Data lines
******************************

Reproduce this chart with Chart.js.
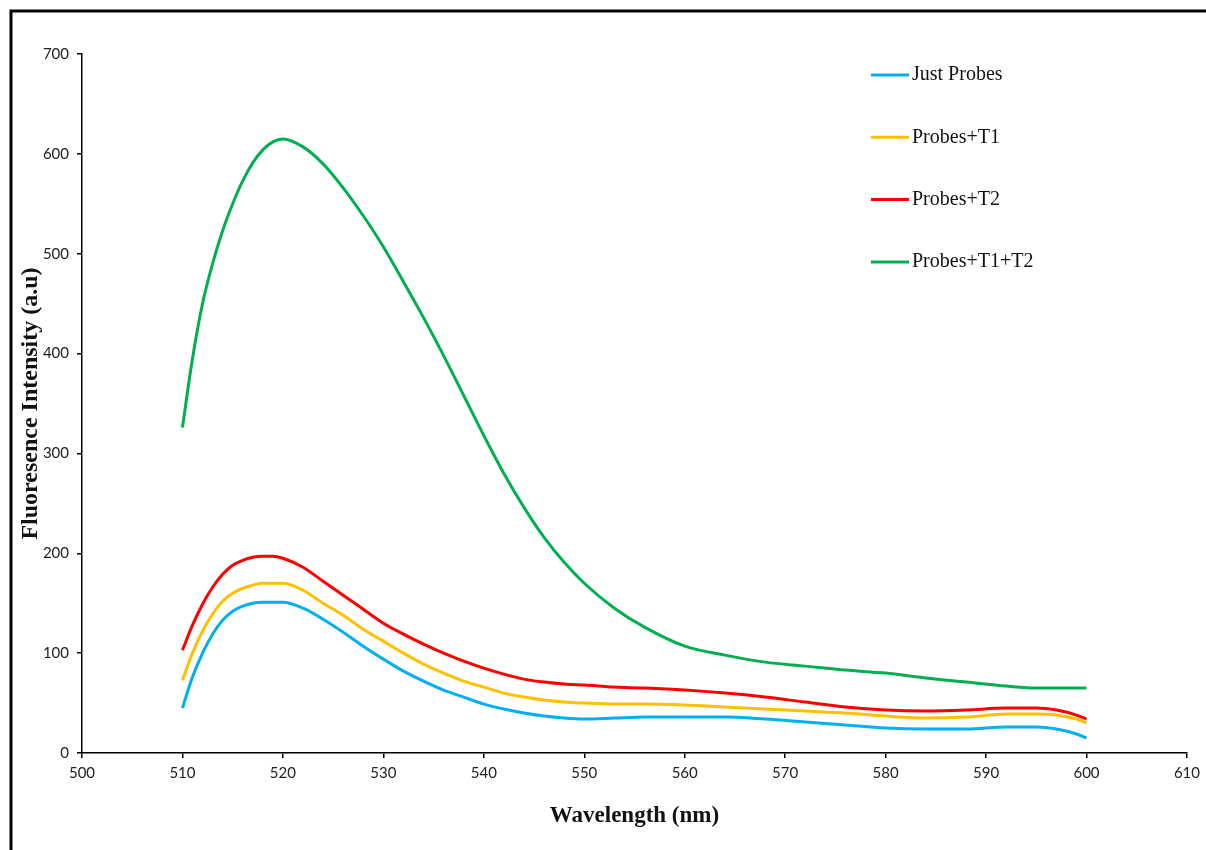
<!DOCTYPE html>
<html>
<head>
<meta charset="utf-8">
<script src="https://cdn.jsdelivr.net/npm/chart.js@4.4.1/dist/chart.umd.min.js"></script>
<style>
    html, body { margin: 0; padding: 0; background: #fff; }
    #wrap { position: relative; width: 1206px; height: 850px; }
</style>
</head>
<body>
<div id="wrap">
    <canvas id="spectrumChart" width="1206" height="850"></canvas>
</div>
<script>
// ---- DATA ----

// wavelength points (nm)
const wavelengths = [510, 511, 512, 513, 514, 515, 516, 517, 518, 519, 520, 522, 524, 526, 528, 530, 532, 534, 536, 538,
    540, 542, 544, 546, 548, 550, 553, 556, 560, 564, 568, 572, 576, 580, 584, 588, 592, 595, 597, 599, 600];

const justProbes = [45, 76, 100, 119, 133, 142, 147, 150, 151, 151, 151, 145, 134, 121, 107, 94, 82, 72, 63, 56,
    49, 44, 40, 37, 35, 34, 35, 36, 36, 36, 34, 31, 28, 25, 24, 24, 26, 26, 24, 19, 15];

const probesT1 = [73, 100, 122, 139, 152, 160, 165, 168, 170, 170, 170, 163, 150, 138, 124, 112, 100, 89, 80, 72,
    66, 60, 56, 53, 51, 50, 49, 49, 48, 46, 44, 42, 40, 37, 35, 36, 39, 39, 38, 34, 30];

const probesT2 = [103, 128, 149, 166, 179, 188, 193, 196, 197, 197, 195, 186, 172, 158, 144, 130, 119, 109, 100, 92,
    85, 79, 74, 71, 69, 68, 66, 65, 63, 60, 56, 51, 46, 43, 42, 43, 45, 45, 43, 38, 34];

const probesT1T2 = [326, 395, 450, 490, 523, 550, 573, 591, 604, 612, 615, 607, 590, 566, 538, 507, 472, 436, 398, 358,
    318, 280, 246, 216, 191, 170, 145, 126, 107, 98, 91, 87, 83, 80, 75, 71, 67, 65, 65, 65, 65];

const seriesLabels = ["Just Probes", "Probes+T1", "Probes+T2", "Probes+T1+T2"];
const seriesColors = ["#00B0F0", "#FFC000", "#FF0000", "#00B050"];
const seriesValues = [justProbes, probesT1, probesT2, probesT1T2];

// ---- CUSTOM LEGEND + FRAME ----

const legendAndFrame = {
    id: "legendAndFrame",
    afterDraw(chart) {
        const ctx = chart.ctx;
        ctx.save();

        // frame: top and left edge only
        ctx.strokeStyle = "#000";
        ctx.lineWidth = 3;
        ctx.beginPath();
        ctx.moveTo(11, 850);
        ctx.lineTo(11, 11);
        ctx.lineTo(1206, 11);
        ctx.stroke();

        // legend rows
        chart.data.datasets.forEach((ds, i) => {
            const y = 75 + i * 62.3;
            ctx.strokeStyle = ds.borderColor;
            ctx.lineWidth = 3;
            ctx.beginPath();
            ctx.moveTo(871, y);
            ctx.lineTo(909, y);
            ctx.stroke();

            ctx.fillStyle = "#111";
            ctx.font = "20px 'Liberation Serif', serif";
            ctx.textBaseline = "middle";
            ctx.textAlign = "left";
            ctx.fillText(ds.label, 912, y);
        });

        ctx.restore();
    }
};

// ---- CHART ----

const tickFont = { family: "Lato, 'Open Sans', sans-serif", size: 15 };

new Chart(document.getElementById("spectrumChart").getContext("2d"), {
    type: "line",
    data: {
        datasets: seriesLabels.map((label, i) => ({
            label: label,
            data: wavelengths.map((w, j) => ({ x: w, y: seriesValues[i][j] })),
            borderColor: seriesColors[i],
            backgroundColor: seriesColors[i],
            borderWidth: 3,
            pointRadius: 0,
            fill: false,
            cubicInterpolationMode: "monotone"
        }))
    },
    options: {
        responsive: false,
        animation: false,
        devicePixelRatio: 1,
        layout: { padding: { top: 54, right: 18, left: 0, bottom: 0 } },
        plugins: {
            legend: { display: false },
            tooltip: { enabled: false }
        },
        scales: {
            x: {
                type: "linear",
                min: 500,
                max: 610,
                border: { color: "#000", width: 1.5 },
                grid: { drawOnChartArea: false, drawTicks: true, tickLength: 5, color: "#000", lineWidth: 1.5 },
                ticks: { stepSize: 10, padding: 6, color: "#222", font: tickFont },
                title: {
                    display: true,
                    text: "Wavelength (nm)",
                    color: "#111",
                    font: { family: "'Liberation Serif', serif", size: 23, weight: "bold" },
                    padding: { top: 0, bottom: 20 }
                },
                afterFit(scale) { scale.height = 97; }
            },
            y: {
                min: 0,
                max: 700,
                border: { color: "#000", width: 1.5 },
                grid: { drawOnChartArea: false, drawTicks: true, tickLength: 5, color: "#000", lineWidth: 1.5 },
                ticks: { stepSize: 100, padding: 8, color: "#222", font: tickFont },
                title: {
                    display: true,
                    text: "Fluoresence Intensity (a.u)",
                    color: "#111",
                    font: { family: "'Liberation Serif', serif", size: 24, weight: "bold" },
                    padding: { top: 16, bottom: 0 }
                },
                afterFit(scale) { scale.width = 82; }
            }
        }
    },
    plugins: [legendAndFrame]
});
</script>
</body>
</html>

******************************

What is required
Restate the data above exactly, stripping out each image.

Response to the task
Reproduce this chart with Chart.js.
<!DOCTYPE html>
<html>
<head>
<meta charset="utf-8">
<script src="https://cdn.jsdelivr.net/npm/chart.js@4.4.1/dist/chart.umd.min.js"></script>
<style>
    html, body { margin: 0; padding: 0; background: #fff; }
    #wrap { position: relative; width: 1206px; height: 850px; }
</style>
</head>
<body>
<div id="wrap">
    <canvas id="spectrumChart" width="1206" height="850"></canvas>
</div>
<script>
// ---- DATA ----

// wavelength points (nm)
const wavelengths = [510, 511, 512, 513, 514, 515, 516, 517, 518, 519, 520, 522, 524, 526, 528, 530, 532, 534, 536, 538,
    540, 542, 544, 546, 548, 550, 553, 556, 560, 564, 568, 572, 576, 580, 584, 588, 592, 595, 597, 599, 600];

const justProbes = [45, 76, 100, 119, 133, 142, 147, 150, 151, 151, 151, 145, 134, 121, 107, 94, 82, 72, 63, 56,
    49, 44, 40, 37, 35, 34, 35, 36, 36, 36, 34, 31, 28, 25, 24, 24, 26, 26, 24, 19, 15];

const probesT1 = [73, 100, 122, 139, 152, 160, 165, 168, 170, 170, 170, 163, 150, 138, 124, 112, 100, 89, 80, 72,
    66, 60, 56, 53, 51, 50, 49, 49, 48, 46, 44, 42, 40, 37, 35, 36, 39, 39, 38, 34, 30];

const probesT2 = [103, 128, 149, 166, 179, 188, 193, 196, 197, 197, 195, 186, 172, 158, 144, 130, 119, 109, 100, 92,
    85, 79, 74, 71, 69, 68, 66, 65, 63, 60, 56, 51, 46, 43, 42, 43, 45, 45, 43, 38, 34];

const probesT1T2 = [326, 395, 450, 490, 523, 550, 573, 591, 604, 612, 615, 607, 590, 566, 538, 507, 472, 436, 398, 358,
    318, 280, 246, 216, 191, 170, 145, 126, 107, 98, 91, 87, 83, 80, 75, 71, 67, 65, 65, 65, 65];

const seriesLabels = ["Just Probes", "Probes+T1", "Probes+T2", "Probes+T1+T2"];
const seriesColors = ["#00B0F0", "#FFC000", "#FF0000", "#00B050"];
const seriesValues = [justProbes, probesT1, probesT2, probesT1T2];

// ---- CUSTOM LEGEND + FRAME ----

const legendAndFrame = {
    id: "legendAndFrame",
    afterDraw(chart) {
        const ctx = chart.ctx;
        ctx.save();

        // frame: top and left edge only
        ctx.strokeStyle = "#000";
        ctx.lineWidth = 3;
        ctx.beginPath();
        ctx.moveTo(11, 850);
        ctx.lineTo(11, 11);
        ctx.lineTo(1206, 11);
        ctx.stroke();

        // legend rows
        chart.data.datasets.forEach((ds, i) => {
            const y = 75 + i * 62.3;
            ctx.strokeStyle = ds.borderColor;
            ctx.lineWidth = 3;
            ctx.beginPath();
            ctx.moveTo(871, y);
            ctx.lineTo(909, y);
            ctx.stroke();

            ctx.fillStyle = "#111";
            ctx.font = "20px 'Liberation Serif', serif";
            ctx.textBaseline = "middle";
            ctx.textAlign = "left";
            ctx.fillText(ds.label, 912, y);
        });

        ctx.restore();
    }
};

// ---- CHART ----

const tickFont = { family: "Lato, 'Open Sans', sans-serif", size: 15 };

new Chart(document.getElementById("spectrumChart").getContext("2d"), {
    type: "line",
    data: {
        datasets: seriesLabels.map((label, i) => ({
            label: label,
            data: wavelengths.map((w, j) => ({ x: w, y: seriesValues[i][j] })),
            borderColor: seriesColors[i],
            backgroundColor: seriesColors[i],
            borderWidth: 3,
            pointRadius: 0,
            fill: false,
            cubicInterpolationMode: "monotone"
        }))
    },
    options: {
        responsive: false,
        animation: false,
        devicePixelRatio: 1,
        layout: { padding: { top: 54, right: 18, left: 0, bottom: 0 } },
        plugins: {
            legend: { display: false },
            tooltip: { enabled: false }
        },
        scales: {
            x: {
                type: "linear",
                min: 500,
                max: 610,
                border: { color: "#000", width: 1.5 },
                grid: { drawOnChartArea: false, drawTicks: true, tickLength: 5, color: "#000", lineWidth: 1.5 },
                ticks: { stepSize: 10, padding: 6, color: "#222", font: tickFont },
                title: {
                    display: true,
                    text: "Wavelength (nm)",
                    color: "#111",
                    font: { family: "'Liberation Serif', serif", size: 23, weight: "bold" },
                    padding: { top: 0, bottom: 20 }
                },
                afterFit(scale) { scale.height = 97; }
            },
            y: {
                min: 0,
                max: 700,
                border: { color: "#000", width: 1.5 },
                grid: { drawOnChartArea: false, drawTicks: true, tickLength: 5, color: "#000", lineWidth: 1.5 },
                ticks: { stepSize: 100, padding: 8, color: "#222", font: tickFont },
                title: {
                    display: true,
                    text: "Fluoresence Intensity (a.u)",
                    color: "#111",
                    font: { family: "'Liberation Serif', serif", size: 24, weight: "bold" },
                    padding: { top: 16, bottom: 0 }
                },
                afterFit(scale) { scale.width = 82; }
            }
        }
    },
    plugins: [legendAndFrame]
});
</script>
</body>
</html>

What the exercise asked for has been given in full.